4.) Hang Out with Funny People: I discover that when I’m hanging out with people who are substantially funnier than me, they get my creative juices flowing and sometimes funny, but mostly weird, things will magically exit my mouth. Being around other creative types is the best thing for your creativity. They challenge your brain to work harder as you feel the competitive urge to out-wit them.
These are all so true, and now I want to register for that class! I totally agree with #4. i have posts that I worked really hard on to make funny, but were still me, and i have ones that I was clearly trying too hard, and I still think about taking them down. But the thing is, a lot of my readers don’t see that it’s forced — just me.

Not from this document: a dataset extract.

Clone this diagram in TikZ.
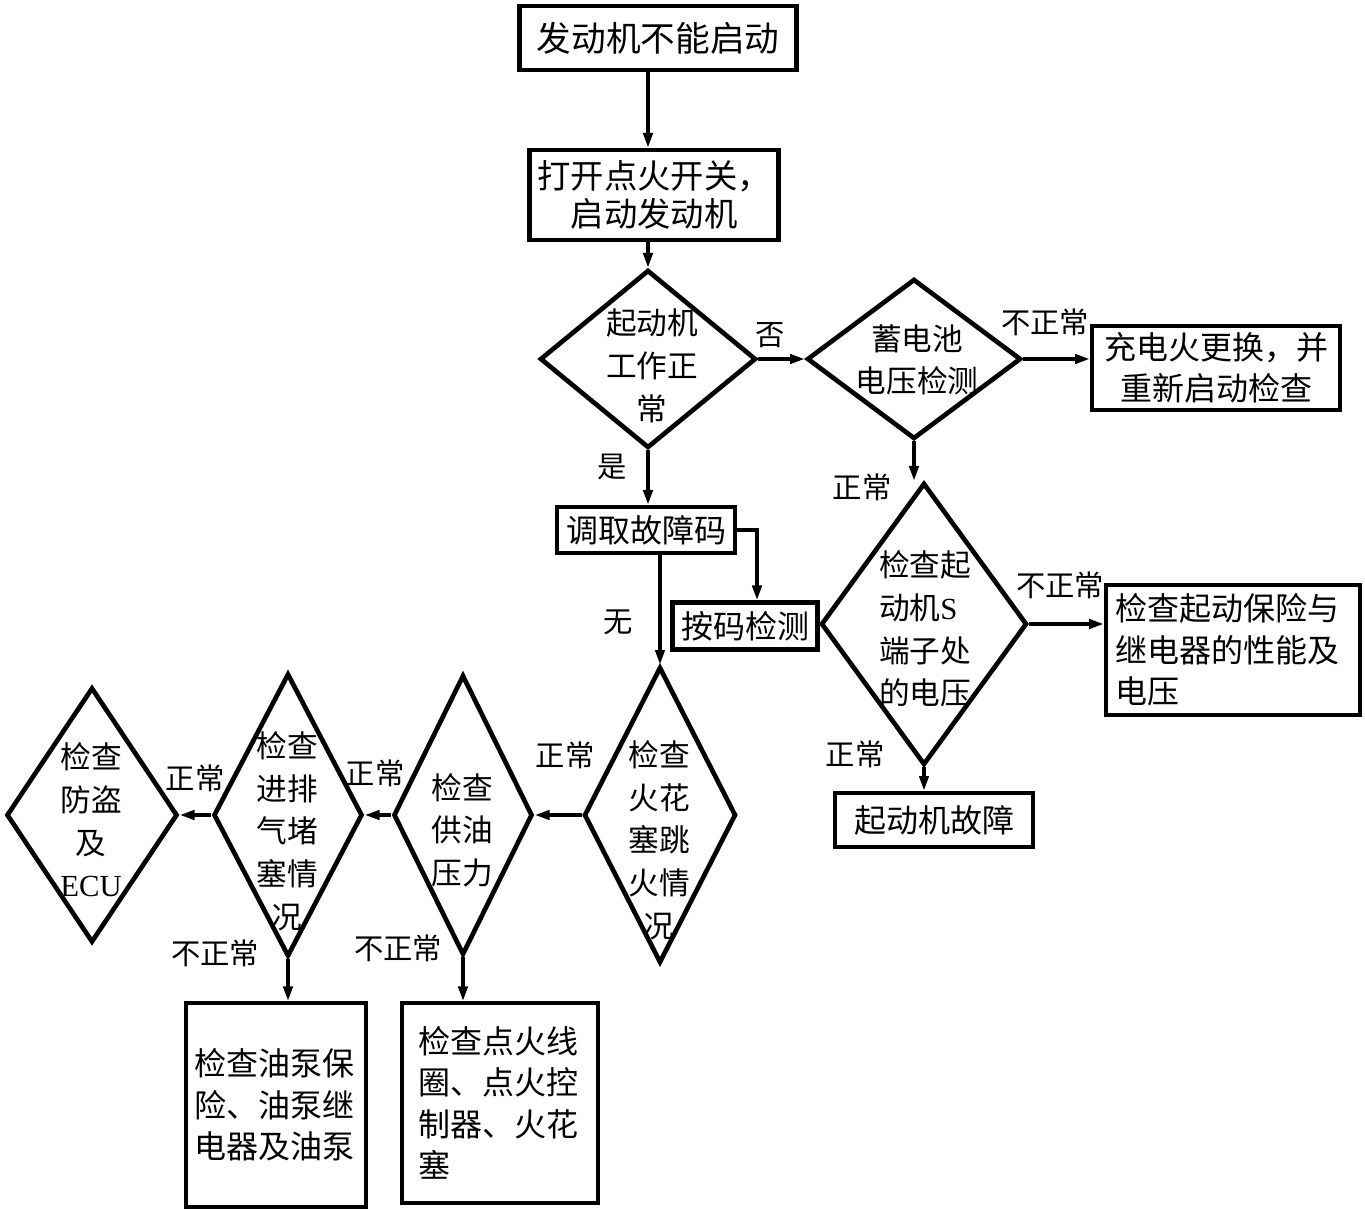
\documentclass[tikz,border=0pt]{standalone}
\usepackage{fontspec}
\setmainfont{Noto Sans CJK SC}
\newfontfamily\latf{Liberation Serif}
\usepackage{tikz}
\usetikzlibrary{positioning,shapes.geometric,arrows.meta}

\tikzset{
  box/.style={draw,line width=3.5pt,inner sep=0pt,align=center,font=\fontsize{24}{31}\selectfont},
  dia/.style={draw,diamond,line width=3.5pt,inner sep=0pt},
  dtext/.style={align=center,inner sep=0pt,font=\fontsize{23}{32}\selectfont},
  lbl/.style={inner sep=0pt,font=\fontsize{22}{26}\selectfont},
  arr/.style={line width=2.5pt,-{Triangle[length=11pt,width=7pt]}}
}

\begin{document}
\begin{tikzpicture}[x=0.75pt,y=0.75pt,yscale=-1,xscale=1]
\useasboundingbox (0,0) rectangle (1365,1212);

% boxes
\node[box,minimum width=207.75pt,minimum height=48pt,font=\fontsize{26}{31}\selectfont] (start) at (658,38) {发动机不能启动};
\node[box,minimum width=186.75pt,minimum height=67.5pt,font=\fontsize{25}{29}\selectfont] (ign) at (654,195) {打开点火开关，\\启动发动机};
\node[box,minimum width=186pt,minimum height=63pt] (charge) at (1216,368) {充电火更换，并\\重新启动检查};
\node[box,minimum width=190.5pt,minimum height=97.5pt,align=left,text width=176pt] (relay) at (1233,650) {检查起动保险与\\继电器的性能及\\电压};
\node[box,minimum width=148.5pt,minimum height=40.5pt] (fault) at (934,820) {起动机故障};
\node[box,minimum width=133.5pt,minimum height=34.5pt] (code) at (646,530) {调取故障码};
\node[box,minimum width=108.75pt,minimum height=35.25pt] (bycode) at (745,626) {按码检测};
\node[box,line width=3pt,minimum width=135pt,minimum height=153pt,align=left,text width=122pt] (pump) at (276,1105) {检查油泵保\\险、油泵继\\电器及油泵\\[10pt]};
\node[box,line width=3pt,minimum width=147pt,minimum height=150pt,align=left,text width=122pt] (coil) at (500,1103) {检查点火线\\圈、点火控\\制器、火花\\塞};

% decisions
\node[dia,minimum width=162pt,minimum height=133.5pt] (starter) at (648,359) {};
\node[dtext] (startert) at (652,366) {起动机\\工作正\\常};
\node[dia,minimum width=160.5pt,minimum height=120pt] (batt) at (914,359) {};
\node[dtext] (battt) at (917,360) {蓄电池\\电压检测};
\node[dia,minimum width=154.5pt,minimum height=211.5pt] (sterm) at (924,624) {};
\node[dtext,align=left] (stermt) at (925,629) {检查起\\动机{\latf S}\\端子处\\的电压};
\node[dia,minimum width=114pt,minimum height=222pt] (spark) at (660,815) {};
\node[dtext] (sparkt) at (659,840) {检查\\火花\\塞跳\\火情\\况};
\node[dia,minimum width=104.25pt,minimum height=210pt] (fuel) at (463,815) {};
\node[dtext] (fuelt) at (462,830) {检查\\供油\\压力};
\node[dia,minimum width=111.75pt,minimum height=212.25pt] (intake) at (288,815) {};
\node[dtext] (intaket) at (287,831) {检查\\进排\\气堵\\塞情\\况};
\node[dia,minimum width=128.25pt,minimum height=191.25pt] (ecu) at (92,815) {};
\node[dtext] (ecut) at (91,820) {检查\\防盗\\及\\{\latf ECU}};

% connectors
\draw[arr] (starter.north |- start.south) -- (starter.north |- ign.north);
\draw[arr] (starter.north |- ign.south) -- (starter.north);
\draw[arr] (starter.east) -- (batt.west);
\draw[arr] (batt.east) -- (batt.east -| charge.west);
\draw[arr] (batt.south) -- (batt.south |- sterm.north);
\draw[arr] (sterm.east) -- (sterm.east -| relay.west);
\draw[arr] (sterm.south) -- (sterm.south |- fault.north);
\draw[arr] (starter.south) -- (starter.south |- code.north);
\draw[arr] (code.east) -| ([xshift=9pt]bycode.north);
\draw[arr] (spark.north |- code.south) -- (spark.north);
\draw[arr] (spark.west) -- (fuel.east);
\draw[arr] (fuel.west) -- (intake.east);
\draw[arr] (intake.west) -- (ecu.east);
\draw[arr] (intake.south) -- (intake.south |- pump.north);
\draw[arr] (fuel.south) -- (fuel.south |- coil.north);

% labels
\node[lbl] (no1) at (770,335) {否};
\node[lbl] (ab1) at (1045,322) {不正常};
\node[lbl] (ok1) at (862,487) {正常};
\node[lbl] (ab2) at (1060,585) {不正常};
\node[lbl] (ok2) at (855,754) {正常};
\node[lbl] (yes1) at (612,467) {是};
\node[lbl] (none1) at (618,622) {无};
\node[lbl] (ok3) at (565,755) {正常};
\node[lbl] (ok4) at (375,773) {正常};
\node[lbl] (ok5) at (195,778) {正常};
\node[lbl] (ab3) at (215,953) {不正常};
\node[lbl] (ab4) at (398,948) {不正常};
\end{tikzpicture}
\end{document}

I went to a conference this past weekend and attended a writing session with a humor parenting blogger I’ve admired for years. I mentioned that I have trouble embracing calling myself a humor blogger, because I’m afraid for the expectations it sets up. But they were all, “If you poke fun of something in a humorous way, you’re a humor blogger. Own it!”
Did you go to the Blogathon?! You should register for the class. They encourage people in the same cities to meet up for workshops too!

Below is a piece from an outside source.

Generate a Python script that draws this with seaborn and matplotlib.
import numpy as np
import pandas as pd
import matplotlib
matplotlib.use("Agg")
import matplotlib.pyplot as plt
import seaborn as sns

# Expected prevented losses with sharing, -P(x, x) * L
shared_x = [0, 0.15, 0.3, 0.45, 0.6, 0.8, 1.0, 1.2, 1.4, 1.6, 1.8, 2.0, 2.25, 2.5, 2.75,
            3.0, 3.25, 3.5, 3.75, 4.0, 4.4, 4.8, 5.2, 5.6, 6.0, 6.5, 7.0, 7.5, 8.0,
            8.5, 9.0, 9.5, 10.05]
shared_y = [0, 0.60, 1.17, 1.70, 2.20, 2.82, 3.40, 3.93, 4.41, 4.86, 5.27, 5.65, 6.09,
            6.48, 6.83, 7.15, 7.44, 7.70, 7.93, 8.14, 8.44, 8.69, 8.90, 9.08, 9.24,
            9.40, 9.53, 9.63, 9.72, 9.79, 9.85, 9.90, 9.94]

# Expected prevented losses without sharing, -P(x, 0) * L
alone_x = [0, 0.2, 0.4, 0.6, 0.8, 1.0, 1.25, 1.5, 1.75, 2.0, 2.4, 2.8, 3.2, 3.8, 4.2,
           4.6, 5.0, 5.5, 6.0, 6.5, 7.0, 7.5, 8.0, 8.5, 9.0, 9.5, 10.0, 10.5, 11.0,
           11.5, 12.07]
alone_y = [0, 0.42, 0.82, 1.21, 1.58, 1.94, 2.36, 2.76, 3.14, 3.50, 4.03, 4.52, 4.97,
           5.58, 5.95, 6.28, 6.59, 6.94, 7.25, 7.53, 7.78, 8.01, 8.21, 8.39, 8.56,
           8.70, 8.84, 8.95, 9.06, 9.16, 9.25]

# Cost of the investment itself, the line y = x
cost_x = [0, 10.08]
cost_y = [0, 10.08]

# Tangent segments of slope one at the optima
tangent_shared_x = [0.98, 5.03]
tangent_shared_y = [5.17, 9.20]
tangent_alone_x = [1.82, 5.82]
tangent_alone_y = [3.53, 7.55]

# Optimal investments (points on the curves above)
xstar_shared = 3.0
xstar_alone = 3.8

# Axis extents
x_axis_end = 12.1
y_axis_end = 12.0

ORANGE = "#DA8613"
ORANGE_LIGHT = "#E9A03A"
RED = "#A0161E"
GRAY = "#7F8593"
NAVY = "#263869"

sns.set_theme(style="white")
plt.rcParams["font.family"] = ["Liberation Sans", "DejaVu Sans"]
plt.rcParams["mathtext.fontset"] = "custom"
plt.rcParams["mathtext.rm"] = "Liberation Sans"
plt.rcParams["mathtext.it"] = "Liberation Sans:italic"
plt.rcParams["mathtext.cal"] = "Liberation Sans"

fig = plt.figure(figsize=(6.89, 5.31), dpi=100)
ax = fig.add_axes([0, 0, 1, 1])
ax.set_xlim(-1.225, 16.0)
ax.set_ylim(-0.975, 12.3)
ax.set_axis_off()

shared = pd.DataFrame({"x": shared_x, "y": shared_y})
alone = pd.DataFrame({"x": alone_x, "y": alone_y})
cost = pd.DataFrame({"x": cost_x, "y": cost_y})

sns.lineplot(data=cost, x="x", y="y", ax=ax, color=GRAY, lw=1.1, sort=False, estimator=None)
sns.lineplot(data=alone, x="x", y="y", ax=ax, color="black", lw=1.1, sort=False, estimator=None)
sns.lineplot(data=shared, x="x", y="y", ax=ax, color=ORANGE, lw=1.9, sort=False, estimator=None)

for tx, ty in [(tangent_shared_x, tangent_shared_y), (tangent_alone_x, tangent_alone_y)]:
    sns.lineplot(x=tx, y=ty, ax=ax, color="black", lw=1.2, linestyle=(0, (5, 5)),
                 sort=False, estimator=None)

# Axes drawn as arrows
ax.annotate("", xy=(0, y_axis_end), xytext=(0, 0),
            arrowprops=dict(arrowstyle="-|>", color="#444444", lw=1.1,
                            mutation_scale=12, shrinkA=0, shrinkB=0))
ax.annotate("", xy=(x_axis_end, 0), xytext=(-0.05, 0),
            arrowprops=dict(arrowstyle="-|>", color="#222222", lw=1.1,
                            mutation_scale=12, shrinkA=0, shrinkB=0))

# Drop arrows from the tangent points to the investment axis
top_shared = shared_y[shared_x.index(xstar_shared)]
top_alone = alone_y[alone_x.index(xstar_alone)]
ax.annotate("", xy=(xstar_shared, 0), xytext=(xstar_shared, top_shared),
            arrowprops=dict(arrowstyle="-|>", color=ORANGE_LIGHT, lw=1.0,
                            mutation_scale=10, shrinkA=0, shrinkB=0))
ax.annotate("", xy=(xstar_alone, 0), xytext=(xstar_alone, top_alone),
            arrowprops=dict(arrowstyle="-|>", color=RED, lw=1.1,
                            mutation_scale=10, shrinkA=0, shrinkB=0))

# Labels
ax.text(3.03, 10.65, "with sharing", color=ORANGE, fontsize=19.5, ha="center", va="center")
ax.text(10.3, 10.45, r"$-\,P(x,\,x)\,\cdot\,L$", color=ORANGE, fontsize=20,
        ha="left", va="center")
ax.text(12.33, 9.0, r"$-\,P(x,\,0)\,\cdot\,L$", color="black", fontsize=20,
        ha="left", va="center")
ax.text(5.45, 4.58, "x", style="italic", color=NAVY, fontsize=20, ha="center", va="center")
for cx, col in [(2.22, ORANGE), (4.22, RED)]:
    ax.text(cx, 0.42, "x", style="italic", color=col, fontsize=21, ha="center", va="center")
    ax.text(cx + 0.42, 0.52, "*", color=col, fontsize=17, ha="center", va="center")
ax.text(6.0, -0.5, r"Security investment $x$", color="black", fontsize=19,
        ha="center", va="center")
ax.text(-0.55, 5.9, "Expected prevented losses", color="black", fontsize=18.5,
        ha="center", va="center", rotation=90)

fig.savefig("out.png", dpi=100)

Not Blogathin this time. Would have loved to, but I had already registered for a conference in Dallas. I’ve been to one though, and I’m itching to go back!
Girl please, you’re hilarious. Also I don’t think I’ve ever said “Girl please” and I’m not sure I’m sassy enough to pull it off. I agree with you about reading a shit ton in general but especially right before trying to write something (or I listen to stand up. But this is dangerous because then 3 hours pass and I’m still just listening to stand up and usually eating something). This class looks awesome and I just signed up so perhaps we will cross paths in the discussions?
Awwww….thanks, Jackie! You’re up in Chicago, right? Too bad, because we could all do an Austin workshop with the class!
All really good advice, I think. Esp. #3. I think that’s where people go wrong a lot of the time (myself included).
That class sounds awesome! You have to include any tips you pick up. I’m not sure I could pull them off though. I’m not really a laugh out loud funny…I have a very dry sense of humor and appreciate wit more than slapstick. But I definitely love to be around funny people and my blog feed is only filled with funny interesting people (like you) ^_^
Hey, B! You should totally join the class. It looks like a lot of fun and it’s not a lot of work.
Absurdity is my favorite kind of humor as well as repetition. Chris Rock will use a hook that really catches you and repeats it a least 3 times to really drive home the point, all the while the audience is roaring. I am not sure how many people use this, but I have noticed from him.